Police arrested 20 members of a village council for instructing a man to rape a 17-year-old girl to avenge the rape of his sister.
Twenty members of a Pakistani village council have been arrested for ordering the rape of a teenage girl as punishment for a rape committed by her brother, police said Wednesday.
The incident occurred earlier this month in the neighbourhood of Raja Ram in Muzaffarabad, a suburb of the central city of Multan, investigators said.
TRT World spoke with Kamran Yousaf who has more on the story from Islamabad.
"A jirga (village council) had ordered the rape of a 17-year-old girl as punishment, as her brother had raped a 12-year-old," said Allah Baksh, a local police official.
He said the village council was approached by a man who complained that his 12-year-old sister had been raped by their cousin.
The council then ordered the complainant to rape the sister of the accused in return, Baksh said – an order which was duly carried out.

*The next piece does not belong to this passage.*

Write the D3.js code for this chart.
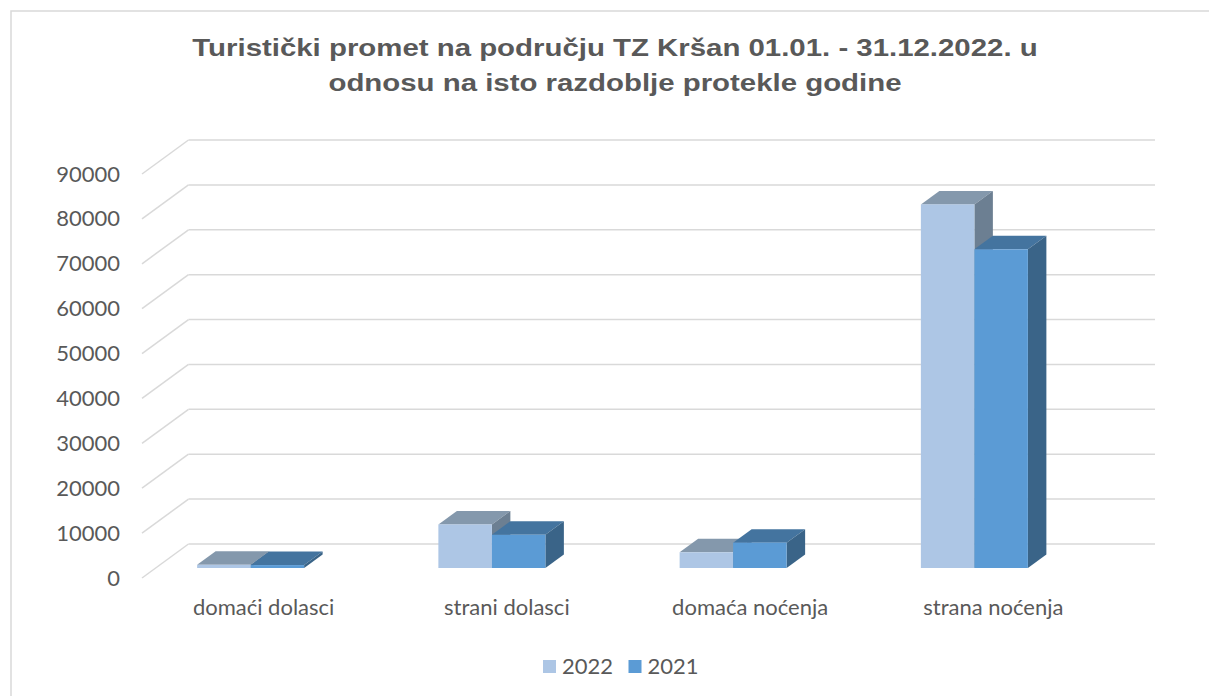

The allegations were confirmed by Rashid Taheem, the police officer heading the investigation.
"Both the parties had filed cases of rape against each other at the local police station after the incident that happened last week," he said.

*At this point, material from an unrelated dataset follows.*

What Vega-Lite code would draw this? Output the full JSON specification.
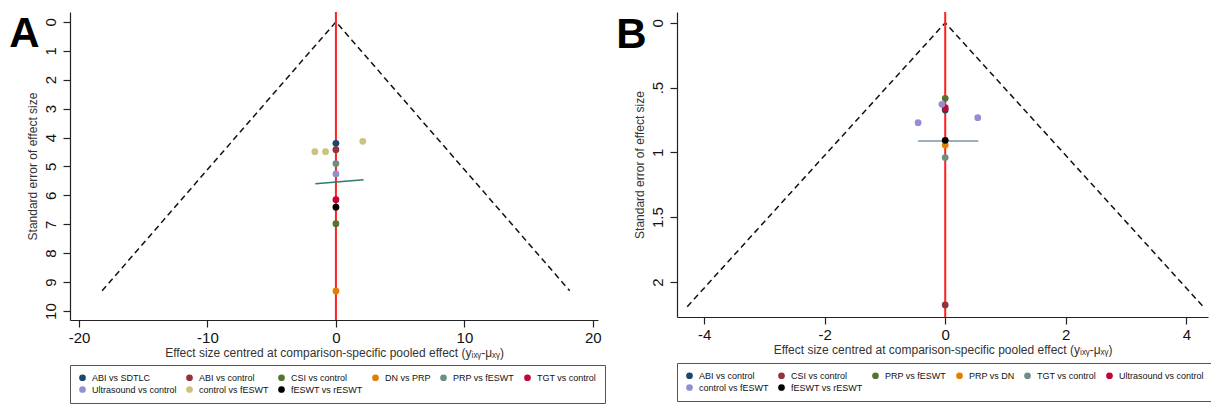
{
  "$schema": "https://vega.github.io/schema/vega-lite/v6.json",
  "padding": {"left": 9, "top": 11, "right": 0, "bottom": 0},
  "background": "white",
  "config": {
    "view": {"stroke": null},
    "font": "Liberation Sans",
    "axis": {"grid": false, "domainColor": "#222", "tickColor": "#222", "labelColor": "#111", "titleColor": "#333", "labelFont": "Liberation Sans", "titleFont": "Liberation Sans", "labelFontSize": 15, "titleFontSize": 12, "titleFontWeight": "normal", "tickSize": 7, "labelPadding": 5, "domainWidth": 1.2, "tickWidth": 1.2, "labelOverlap": false},
    "legend": {"labelFont": "Liberation Sans", "labelFontSize": 9, "labelColor": "#111", "symbolType": "circle", "symbolSize": 45, "symbolStrokeWidth": 0, "strokeColor": "#555", "padding": 8, "columnPadding": 8, "rowPadding": 2, "labelOffset": 5},
    "concat": {"spacing": 10}
  },
  "datasets": {
    "funnelA": [{"x": -18.2, "se": 9.3}, {"x": 0, "se": 0}, {"x": 18.2, "se": 9.3}],
    "lineA": [{"x": -1.6, "se": 5.6}, {"x": 2.15, "se": 5.46}],
    "zeroA": [{"x": 0}],
    "ptsA": [
      {"comparison": "ABI vs SDTLC", "x": 0, "se": 4.2},
      {"comparison": "ABI vs control", "x": 0, "se": 4.42},
      {"comparison": "CSI vs control", "x": 0, "se": 6.98},
      {"comparison": "DN vs PRP", "x": 0, "se": 9.31},
      {"comparison": "PRP vs fESWT", "x": 0, "se": 4.9},
      {"comparison": "TGT vs control", "x": 0, "se": 6.15},
      {"comparison": "Ultrasound vs control", "x": 0, "se": 5.26},
      {"comparison": "control vs fESWT", "x": -1.64, "se": 4.49},
      {"comparison": "control vs fESWT", "x": -0.81, "se": 4.49},
      {"comparison": "control vs fESWT", "x": 2.09, "se": 4.13},
      {"comparison": "fESWT vs rESWT", "x": 0, "se": 6.41}
    ],
    "funnelB": [{"x": -4.28, "se": 2.19}, {"x": 0, "se": 0}, {"x": 4.28, "se": 2.19}],
    "lineB": [{"x": -0.45, "se": 0.912}, {"x": 0.55, "se": 0.912}],
    "zeroB": [{"x": 0}],
    "ptsB": [
      {"comparison": "ABI vs control", "x": 0, "se": 0.673},
      {"comparison": "CSI vs control", "x": 0, "se": 2.177},
      {"comparison": "PRP vs fESWT", "x": 0, "se": 0.583},
      {"comparison": "PRP vs DN", "x": 0, "se": 0.943},
      {"comparison": "TGT vs control", "x": 0, "se": 1.04},
      {"comparison": "Ultrasound vs control", "x": 0, "se": 0.655},
      {"comparison": "control vs fESWT", "x": -0.055, "se": 0.629},
      {"comparison": "control vs fESWT", "x": -0.45, "se": 0.771},
      {"comparison": "control vs fESWT", "x": 0.54, "se": 0.732},
      {"comparison": "fESWT vs rESWT", "x": 0, "se": 0.907}
    ]
  },
  "hconcat": [
    {
      "width": 528,
      "height": 308,
      "title": {"text": "A", "orient": "left", "anchor": "end", "angle": 0, "align": "right", "baseline": "top", "fontSize": 42, "fontWeight": "bold", "font": "Liberation Sans", "offset": -44, "dy": 3, "color": "#000"},
      "encoding": {
        "x": {"field": "x", "type": "quantitative", "scale": {"domain": [-20.7, 20.4], "nice": false, "zero": false},
          "axis": {"values": [-20, -10, 0, 10, 20], "title": "Effect size centred at comparison-specific pooled effect (yᵢₓᵧ-μₓᵧ)", "labelPadding": 3, "titlePadding": 2, "labelExpr": "replace(datum.label, '−', '-')"}}
      },
      "layer": [
        {"data": {"name": "funnelA"}, "mark": {"type": "line", "color": "#111", "strokeDash": [6, 4], "strokeWidth": 1.5},
          "encoding": {"y": {"field": "se", "type": "quantitative", "scale": {"domain": [-0.34, 10.31], "reverse": true, "nice": false, "zero": false},
            "axis": {"values": [0, 1, 2, 3, 4, 5, 6, 7, 8, 9, 10], "labelOverlap": false, "title": "Standard error of effect size", "labelAngle": -90, "titlePadding": 4}}}},
        {"data": {"name": "zeroA"}, "mark": {"type": "rule", "color": "#ff2020", "strokeWidth": 2}, "encoding": {}},
        {"data": {"name": "lineA"}, "mark": {"type": "line", "color": "#2f7a6e", "strokeWidth": 1.5},
          "encoding": {"y": {"field": "se", "type": "quantitative", "scale": {"domain": [-0.34, 10.31], "reverse": true, "nice": false, "zero": false},
            "axis": {"values": [0, 1, 2, 3, 4, 5, 6, 7, 8, 9, 10], "labelOverlap": false, "title": "Standard error of effect size", "labelAngle": -90, "titlePadding": 4}}}},
        {"data": {"name": "ptsA"}, "mark": {"type": "circle", "size": 46, "opacity": 1},
          "encoding": {
            "y": {"field": "se", "type": "quantitative", "scale": {"domain": [-0.34, 10.31], "reverse": true, "nice": false, "zero": false},
              "axis": {"values": [0, 1, 2, 3, 4, 5, 6, 7, 8, 9, 10], "labelOverlap": false, "title": "Standard error of effect size", "labelAngle": -90, "titlePadding": 4}},
            "color": {"field": "comparison", "type": "nominal",
              "scale": {"domain": ["ABI vs SDTLC", "ABI vs control", "CSI vs control", "DN vs PRP", "PRP vs fESWT", "TGT vs control", "Ultrasound vs control", "control vs fESWT", "fESWT vs rESWT"],
                "range": ["#1a476f", "#90353b", "#55752f", "#e37e00", "#6e8e84", "#c10534", "#938dd2", "#cac27e", "#000000"]},
              "legend": {"title": null, "orient": "bottom", "direction": "horizontal", "columns": 6, "offset": 7}}
          }}
      ]
    },
    {
      "width": 531,
      "height": 305,
      "title": {"text": "B", "orient": "left", "anchor": "end", "angle": 0, "align": "right", "baseline": "top", "fontSize": 42, "fontWeight": "bold", "font": "Liberation Sans", "offset": -44, "dy": 4, "color": "#000"},
      "encoding": {
        "x": {"field": "x", "type": "quantitative", "scale": {"domain": [-4.45, 4.36], "nice": false, "zero": false},
          "axis": {"values": [-4, -2, 0, 2, 4], "title": "Effect size centred at comparison-specific pooled effect (yᵢₓᵧ-μₓᵧ)", "labelPadding": 3, "titlePadding": 2, "labelExpr": "replace(datum.label, '−', '-')"}}
      },
      "layer": [
        {"data": {"name": "funnelB"}, "mark": {"type": "line", "color": "#111", "strokeDash": [6, 4], "strokeWidth": 1.5},
          "encoding": {"y": {"field": "se", "type": "quantitative", "scale": {"domain": [-0.083, 2.27], "reverse": true, "nice": false, "zero": false},
            "axis": {"values": [0, 0.5, 1, 1.5, 2], "labelOverlap": false, "format": "~g", "title": "Standard error of effect size", "labelAngle": -90, "titlePadding": 4, "labelExpr": "datum.value == 0.5 ? '.5' : datum.label"}}}},
        {"data": {"name": "zeroB"}, "mark": {"type": "rule", "color": "#ff2020", "strokeWidth": 2}, "encoding": {}},
        {"data": {"name": "lineB"}, "mark": {"type": "line", "color": "#7e95ae", "strokeWidth": 1.5},
          "encoding": {"y": {"field": "se", "type": "quantitative", "scale": {"domain": [-0.083, 2.27], "reverse": true, "nice": false, "zero": false},
            "axis": {"values": [0, 0.5, 1, 1.5, 2], "labelOverlap": false, "format": "~g", "title": "Standard error of effect size", "labelAngle": -90, "titlePadding": 4, "labelExpr": "datum.value == 0.5 ? '.5' : datum.label"}}}},
        {"data": {"name": "ptsB"}, "mark": {"type": "circle", "size": 46, "opacity": 1},
          "encoding": {
            "y": {"field": "se", "type": "quantitative", "scale": {"domain": [-0.083, 2.27], "reverse": true, "nice": false, "zero": false},
              "axis": {"values": [0, 0.5, 1, 1.5, 2], "labelOverlap": false, "format": "~g", "title": "Standard error of effect size", "labelAngle": -90, "titlePadding": 4, "labelExpr": "datum.value == 0.5 ? '.5' : datum.label"}},
            "color": {"field": "comparison", "type": "nominal",
              "scale": {"domain": ["ABI vs control", "CSI vs control", "PRP vs fESWT", "PRP vs DN", "TGT vs control", "Ultrasound vs control", "control vs fESWT", "fESWT vs rESWT"],
                "range": ["#1a476f", "#90353b", "#55752f", "#e37e00", "#6e8e84", "#c10534", "#938dd2", "#000000"]},
              "legend": {"title": null, "orient": "bottom", "direction": "horizontal", "columns": 6, "offset": 8}}
          }}
      ]
    }
  ],
  "resolve": {"scale": {"color": "independent", "x": "independent", "y": "independent"}, "legend": {"color": "independent"}}
}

Police chief Ahsan Younus said on Wednesday a search for both men, suspected of raping each other's sisters, is underway.
Councils have a history of mistreating women
Village councils formed of local elders, are a traditional means of settling disputes in Pakistan's rural areas, where courts and lawyers are not always accessible or trusted.

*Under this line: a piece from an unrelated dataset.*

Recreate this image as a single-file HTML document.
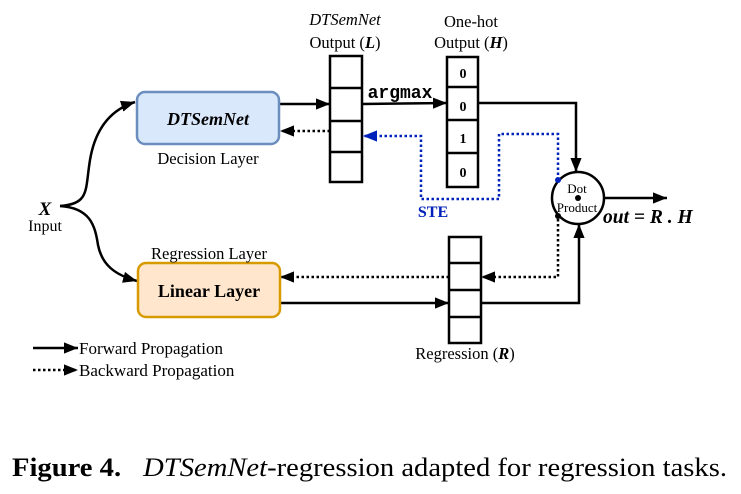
<!DOCTYPE html>
<html><head><meta charset="utf-8"><style>
html,body{margin:0;padding:0;background:#fff;}
svg{display:block;font-family:"Liberation Serif",serif;}
</style></head><body>
<svg width="741" height="494" viewBox="0 0 741 494" xmlns="http://www.w3.org/2000/svg">
<defs>
<marker id="b" viewBox="0 0 10 10" refX="10" refY="5" markerWidth="14" markerHeight="14" orient="auto" markerUnits="userSpaceOnUse"><path d="M0,1 L10,5 L0,9 z" fill="#000"/></marker>
<marker id="bb" viewBox="0 0 10 10" refX="10" refY="5" markerWidth="14" markerHeight="14" orient="auto" markerUnits="userSpaceOnUse"><path d="M0,1 L10,5 L0,9 z" fill="#0022bb"/></marker>
</defs>
<g fill="none" stroke="#000" stroke-width="2.5">
<path d="M60,206 C90,204 85,190 90,160 C95,130 110,110 135,102" marker-end="url(#b)"/>
<path d="M60,206 C90,208 95,225 98,245 C102,265 115,275 137,281" marker-end="url(#b)"/>
<rect x="330" y="56" width="32" height="126"/>
<line x1="330" y1="88" x2="362" y2="88"/><line x1="330" y1="121" x2="362" y2="121"/><line x1="330" y1="152" x2="362" y2="152"/>
<rect x="447" y="57" width="31" height="130"/>
<line x1="447" y1="87" x2="478" y2="87"/><line x1="447" y1="120" x2="478" y2="120"/><line x1="447" y1="153" x2="478" y2="153"/>
<rect x="449" y="237" width="32" height="106"/>
<line x1="449" y1="263" x2="481" y2="263"/><line x1="449" y1="290" x2="481" y2="290"/><line x1="449" y1="317" x2="481" y2="317"/>
<line x1="280" y1="104" x2="330" y2="104" marker-end="url(#b)"/>
<line x1="362" y1="104" x2="447" y2="103" marker-end="url(#b)"/>
<polyline points="478,103 576,103 576,172" marker-end="url(#b)"/>
<line x1="603" y1="198" x2="667" y2="198" marker-end="url(#b)"/>
<line x1="280" y1="303" x2="449" y2="303" marker-end="url(#b)"/>
<polyline points="481,303 579,303 579,224" marker-end="url(#b)"/>
<g stroke-dasharray="2.5,2.5">
<line x1="330" y1="131" x2="280" y2="131" marker-end="url(#b)"/>
<line x1="449" y1="277" x2="280" y2="277" marker-end="url(#b)"/>
<polyline points="558,214 558,277 481,277" marker-end="url(#b)"/>
<polyline stroke="#0022bb" points="558,180 558,134 499,134 499,199 421,199 421,136 363,136" marker-end="url(#bb)"/>
</g>
<circle cx="578" cy="198" r="26"/>
<line x1="33" y1="348" x2="78" y2="348" marker-end="url(#b)"/>
<line x1="33" y1="370" x2="78" y2="370" stroke-dasharray="2.5,2.5" marker-end="url(#b)"/>
</g>
<circle cx="578" cy="198" r="3" fill="#000"/>
<circle cx="558" cy="180" r="3" fill="#0022bb"/>
<circle cx="558" cy="216" r="3" fill="#000"/>
<rect x="137" y="92" width="142" height="52" rx="8" fill="#dae8fc" stroke="#6c8ebf" stroke-width="2.5"/>
<rect x="138" y="263" width="142" height="54" rx="8" fill="#ffe6cc" stroke="#d79b00" stroke-width="2.5"/>
<g text-anchor="middle" fill="#000">
<text x="208" y="125" font-weight="bold" font-style="italic" font-size="18">DTSemNet</text>
<text x="209" y="297" font-weight="bold" font-size="18">Linear Layer</text>
<text x="208" y="164" font-size="16.5">Decision Layer</text>
<text x="209" y="259" font-size="16.5">Regression Layer</text>
<text x="345" y="25" font-style="italic" font-size="16.5">DTSemNet</text>
<text x="345" y="48" font-size="16.5">Output (<tspan font-weight="bold" font-style="italic">L</tspan>)</text>
<text x="471" y="27" font-size="16.5">One-hot</text>
<text x="471" y="48" font-size="16.5">Output (<tspan font-weight="bold" font-style="italic">H</tspan>)</text>
<text x="463" y="78" font-weight="bold" font-size="14">0</text>
<text x="463" y="111" font-weight="bold" font-size="14">0</text>
<text x="463" y="143" font-weight="bold" font-size="14">1</text>
<text x="463" y="177" font-weight="bold" font-size="14">0</text>
<text x="400" y="98" font-family="Liberation Mono,monospace" font-weight="bold" font-size="18">argmax</text>
<text x="433" y="217" font-weight="bold" fill="#0022bb" font-size="16">STE</text>
<text x="577" y="193" font-size="13">Dot</text>
<text x="577" y="212" font-size="13">Product</text>
<text x="45" y="215" font-weight="bold" font-style="italic" font-size="19">X</text>
<text x="45" y="231" font-size="16">Input</text>
<text x="465" y="359" font-size="16.5">Regression (<tspan font-weight="bold" font-style="italic">R</tspan>)</text>
</g>
<text x="603" y="223" font-weight="bold" font-style="italic" font-size="19.5">out = R . H</text>
<g font-size="17">
<text x="79" y="354">Forward Propagation</text>
<text x="79" y="376">Backward Propagation</text>
</g>
<text x="12" y="476" font-size="26" textLength="715" lengthAdjust="spacingAndGlyphs"><tspan font-weight="bold">Figure 4.</tspan><tspan dx="20" font-style="italic">DTSemNet</tspan>-regression adapted for regression tasks.</text>
</svg>
</body></html>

But such councils are illegal and have been under fire for their controversial decisions, especially regarding women.
A jirga was involved in one of South Asia's most infamous cases of sexual violence against women when, in 2002, it ordered the gang rape of a woman called Mukhtar Mai after her brother was falsely accused of rape.
Mai made the unusual decision to defy her rapists and take them to court. Her attackers walked free but she went on to become a high-profile women's rights activist.
Her story inspired an opera, Thumbprint, which opened in New York in 2014 and premiered in Los Angeles last month.